Task instructions: Copy out the entries in full and with complete accuracy; pictures are excluded.

━━━

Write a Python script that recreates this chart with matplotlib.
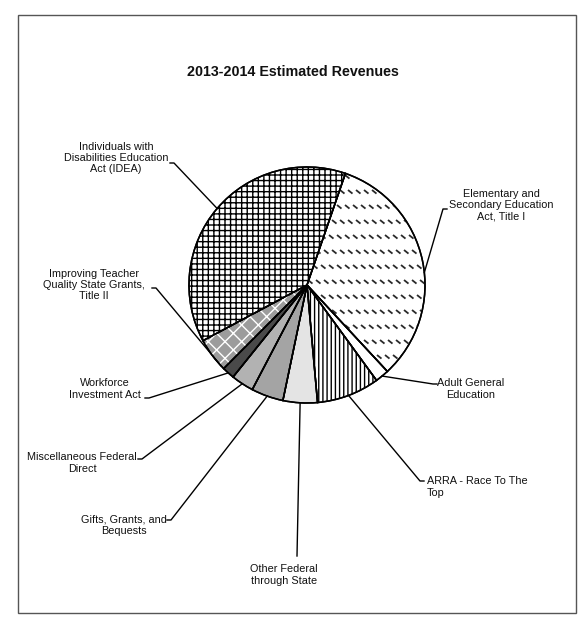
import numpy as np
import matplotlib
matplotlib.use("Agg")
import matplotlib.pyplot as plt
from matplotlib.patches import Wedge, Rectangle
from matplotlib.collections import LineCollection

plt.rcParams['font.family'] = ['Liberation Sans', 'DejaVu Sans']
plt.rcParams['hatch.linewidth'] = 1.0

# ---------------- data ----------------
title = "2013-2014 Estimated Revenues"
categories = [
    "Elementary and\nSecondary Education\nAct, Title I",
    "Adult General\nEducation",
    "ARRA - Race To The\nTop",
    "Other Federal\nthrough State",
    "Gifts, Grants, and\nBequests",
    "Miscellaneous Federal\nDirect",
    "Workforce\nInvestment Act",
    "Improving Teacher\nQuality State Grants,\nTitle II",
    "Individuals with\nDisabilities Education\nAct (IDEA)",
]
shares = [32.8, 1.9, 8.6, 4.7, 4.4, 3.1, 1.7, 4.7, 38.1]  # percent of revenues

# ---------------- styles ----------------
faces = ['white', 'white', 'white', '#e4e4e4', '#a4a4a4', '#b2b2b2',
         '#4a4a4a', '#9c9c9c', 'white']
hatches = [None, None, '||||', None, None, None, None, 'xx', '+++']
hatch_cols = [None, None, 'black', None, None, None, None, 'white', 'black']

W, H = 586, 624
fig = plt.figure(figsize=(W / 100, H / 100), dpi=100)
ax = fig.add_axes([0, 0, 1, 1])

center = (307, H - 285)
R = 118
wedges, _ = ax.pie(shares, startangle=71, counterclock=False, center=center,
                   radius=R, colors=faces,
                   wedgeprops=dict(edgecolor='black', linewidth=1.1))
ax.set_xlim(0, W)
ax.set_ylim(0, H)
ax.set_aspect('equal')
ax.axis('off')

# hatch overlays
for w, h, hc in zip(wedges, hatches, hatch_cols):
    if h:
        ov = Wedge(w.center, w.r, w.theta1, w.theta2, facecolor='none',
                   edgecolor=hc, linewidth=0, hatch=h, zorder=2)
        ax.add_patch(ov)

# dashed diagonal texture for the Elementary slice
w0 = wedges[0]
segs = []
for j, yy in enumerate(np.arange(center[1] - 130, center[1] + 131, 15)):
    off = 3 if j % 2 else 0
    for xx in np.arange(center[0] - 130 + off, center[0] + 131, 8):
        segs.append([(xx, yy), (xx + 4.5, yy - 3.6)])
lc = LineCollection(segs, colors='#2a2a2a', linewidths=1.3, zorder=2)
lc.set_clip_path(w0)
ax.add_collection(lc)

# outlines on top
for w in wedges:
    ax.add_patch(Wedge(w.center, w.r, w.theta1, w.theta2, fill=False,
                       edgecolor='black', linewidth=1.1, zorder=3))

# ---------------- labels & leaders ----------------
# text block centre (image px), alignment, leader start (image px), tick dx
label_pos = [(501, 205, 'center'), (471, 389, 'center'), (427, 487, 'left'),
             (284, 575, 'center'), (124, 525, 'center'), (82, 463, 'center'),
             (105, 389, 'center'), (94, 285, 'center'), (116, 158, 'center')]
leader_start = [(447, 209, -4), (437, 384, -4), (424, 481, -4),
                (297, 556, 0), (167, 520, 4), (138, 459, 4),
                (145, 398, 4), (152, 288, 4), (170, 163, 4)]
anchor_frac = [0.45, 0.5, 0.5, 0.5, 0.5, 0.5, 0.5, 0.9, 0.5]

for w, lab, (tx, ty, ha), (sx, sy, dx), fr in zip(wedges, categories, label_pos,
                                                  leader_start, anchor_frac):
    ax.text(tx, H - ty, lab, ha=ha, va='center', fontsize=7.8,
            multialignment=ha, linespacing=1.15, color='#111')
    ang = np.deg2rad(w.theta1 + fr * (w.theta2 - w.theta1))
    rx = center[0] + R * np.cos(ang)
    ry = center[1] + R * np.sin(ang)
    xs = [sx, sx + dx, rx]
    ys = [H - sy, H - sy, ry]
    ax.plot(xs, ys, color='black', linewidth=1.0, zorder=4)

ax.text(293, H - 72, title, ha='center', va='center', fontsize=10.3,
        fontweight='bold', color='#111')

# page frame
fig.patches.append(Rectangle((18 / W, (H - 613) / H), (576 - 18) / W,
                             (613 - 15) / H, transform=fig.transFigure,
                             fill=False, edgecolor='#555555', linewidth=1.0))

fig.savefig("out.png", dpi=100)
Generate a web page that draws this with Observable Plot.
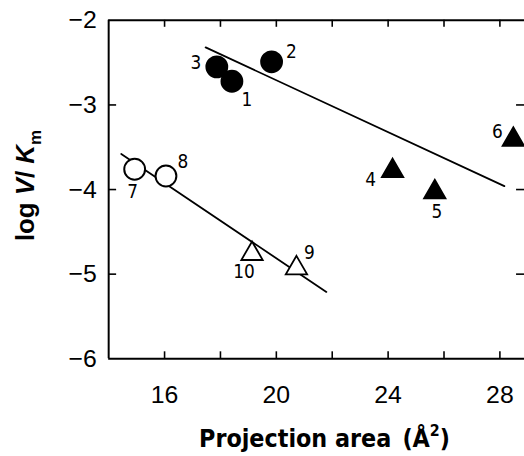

━━━

The reply:
Write a Python script that recreates this chart with matplotlib.
import numpy as np
import matplotlib
matplotlib.use("Agg")
import matplotlib.pyplot as plt
from matplotlib.patches import Wedge, Rectangle
from matplotlib.collections import LineCollection

plt.rcParams['font.family'] = ['Liberation Sans', 'DejaVu Sans']
plt.rcParams['hatch.linewidth'] = 1.0

# ---------------- data ----------------
title = "2013-2014 Estimated Revenues"
categories = [
    "Elementary and\nSecondary Education\nAct, Title I",
    "Adult General\nEducation",
    "ARRA - Race To The\nTop",
    "Other Federal\nthrough State",
    "Gifts, Grants, and\nBequests",
    "Miscellaneous Federal\nDirect",
    "Workforce\nInvestment Act",
    "Improving Teacher\nQuality State Grants,\nTitle II",
    "Individuals with\nDisabilities Education\nAct (IDEA)",
]
shares = [32.8, 1.9, 8.6, 4.7, 4.4, 3.1, 1.7, 4.7, 38.1]  # percent of revenues

# ---------------- styles ----------------
faces = ['white', 'white', 'white', '#e4e4e4', '#a4a4a4', '#b2b2b2',
         '#4a4a4a', '#9c9c9c', 'white']
hatches = [None, None, '||||', None, None, None, None, 'xx', '+++']
hatch_cols = [None, None, 'black', None, None, None, None, 'white', 'black']

W, H = 586, 624
fig = plt.figure(figsize=(W / 100, H / 100), dpi=100)
ax = fig.add_axes([0, 0, 1, 1])

center = (307, H - 285)
R = 118
wedges, _ = ax.pie(shares, startangle=71, counterclock=False, center=center,
                   radius=R, colors=faces,
                   wedgeprops=dict(edgecolor='black', linewidth=1.1))
ax.set_xlim(0, W)
ax.set_ylim(0, H)
ax.set_aspect('equal')
ax.axis('off')

# hatch overlays
for w, h, hc in zip(wedges, hatches, hatch_cols):
    if h:
        ov = Wedge(w.center, w.r, w.theta1, w.theta2, facecolor='none',
                   edgecolor=hc, linewidth=0, hatch=h, zorder=2)
        ax.add_patch(ov)

# dashed diagonal texture for the Elementary slice
w0 = wedges[0]
segs = []
for j, yy in enumerate(np.arange(center[1] - 130, center[1] + 131, 15)):
    off = 3 if j % 2 else 0
    for xx in np.arange(center[0] - 130 + off, center[0] + 131, 8):
        segs.append([(xx, yy), (xx + 4.5, yy - 3.6)])
lc = LineCollection(segs, colors='#2a2a2a', linewidths=1.3, zorder=2)
lc.set_clip_path(w0)
ax.add_collection(lc)

# outlines on top
for w in wedges:
    ax.add_patch(Wedge(w.center, w.r, w.theta1, w.theta2, fill=False,
                       edgecolor='black', linewidth=1.1, zorder=3))

# ---------------- labels & leaders ----------------
# text block centre (image px), alignment, leader start (image px), tick dx
label_pos = [(501, 205, 'center'), (471, 389, 'center'), (427, 487, 'left'),
             (284, 575, 'center'), (124, 525, 'center'), (82, 463, 'center'),
             (105, 389, 'center'), (94, 285, 'center'), (116, 158, 'center')]
leader_start = [(447, 209, -4), (437, 384, -4), (424, 481, -4),
                (297, 556, 0), (167, 520, 4), (138, 459, 4),
                (145, 398, 4), (152, 288, 4), (170, 163, 4)]
anchor_frac = [0.45, 0.5, 0.5, 0.5, 0.5, 0.5, 0.5, 0.9, 0.5]

for w, lab, (tx, ty, ha), (sx, sy, dx), fr in zip(wedges, categories, label_pos,
                                                  leader_start, anchor_frac):
    ax.text(tx, H - ty, lab, ha=ha, va='center', fontsize=7.8,
            multialignment=ha, linespacing=1.15, color='#111')
    ang = np.deg2rad(w.theta1 + fr * (w.theta2 - w.theta1))
    rx = center[0] + R * np.cos(ang)
    ry = center[1] + R * np.sin(ang)
    xs = [sx, sx + dx, rx]
    ys = [H - sy, H - sy, ry]
    ax.plot(xs, ys, color='black', linewidth=1.0, zorder=4)

ax.text(293, H - 72, title, ha='center', va='center', fontsize=10.3,
        fontweight='bold', color='#111')

# page frame
fig.patches.append(Rectangle((18 / W, (H - 613) / H), (576 - 18) / W,
                             (613 - 15) / H, transform=fig.transFigure,
                             fill=False, edgecolor='#555555', linewidth=1.0))

fig.savefig("out.png", dpi=100)
Generate a web page that draws this with Observable Plot.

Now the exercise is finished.